Al regreso de los exilios, en cada uno de mis viajes por las tierras donde el Río de la Plata se vuelve salado, me acercaba a su casa y/o nos juntábamos para cenar. Siempre a cenar. Galeano no almorzaba o si lo hacía era muy frugalmente.
La cena siempre fue una excusa para prolongar la conversación, aunque más que hablar con él, le escuchaba. Era encantador y coqueto en especial con las mujeres que, entregadas, le devolvían las lindezas. Ocurrente y gracioso, tenía un gran talento para inventar historias, una memoria privilegiada para recordarlas y mucha gracia para contarlas. Le he escuchado la misma historia varias veces y siempre ha conseguido divertirme por más que el cuento, como nosotros, fuese cambiando y envejeciendo por el paso de los años.
Aquí o allá. En Montevideo o en Buenos Aires, en Barcelona o en Madrid, en México o en Roma. Dondequiera que nos supiéramos, nos buscábamos hasta dar con nuestros huesos en nuestras risas.

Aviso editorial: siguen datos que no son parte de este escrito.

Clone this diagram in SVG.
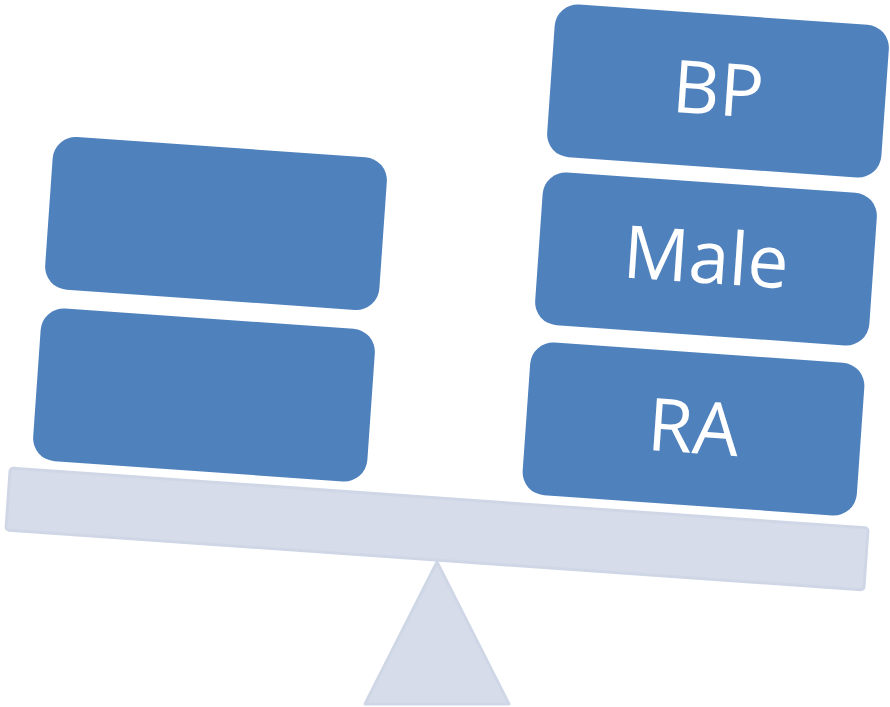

Galeano vivió en primera línea los tiempos difíciles que le tocaron en suerte, ejerciendo el peligroso oficio de periodista; tomando partido, prestando la voz a los que se la habían arrebatado, compartiendo los sueños y las frustraciones de una doliente América Latina a la que no dejan de sangrarle las venas abiertas.
No pidió para sí lo que no quiso para los demás, ni exigió a nadie nada que no se exigiera a sí mismo.
Fue un tipo consecuente y lúcido. Su obra y su vida son un referente. En sus palabras y sus actitudes encontró el dolor consuelo, las dudas serenidad y el camino luz.
En cierta ocasión, Galeano dijo, retrucando al común amigo Roberto Fontanarrosa, que el delantero de fútbol y el oso panda son especies en extinción.
Lo mismo puede decirse de él. De ambos.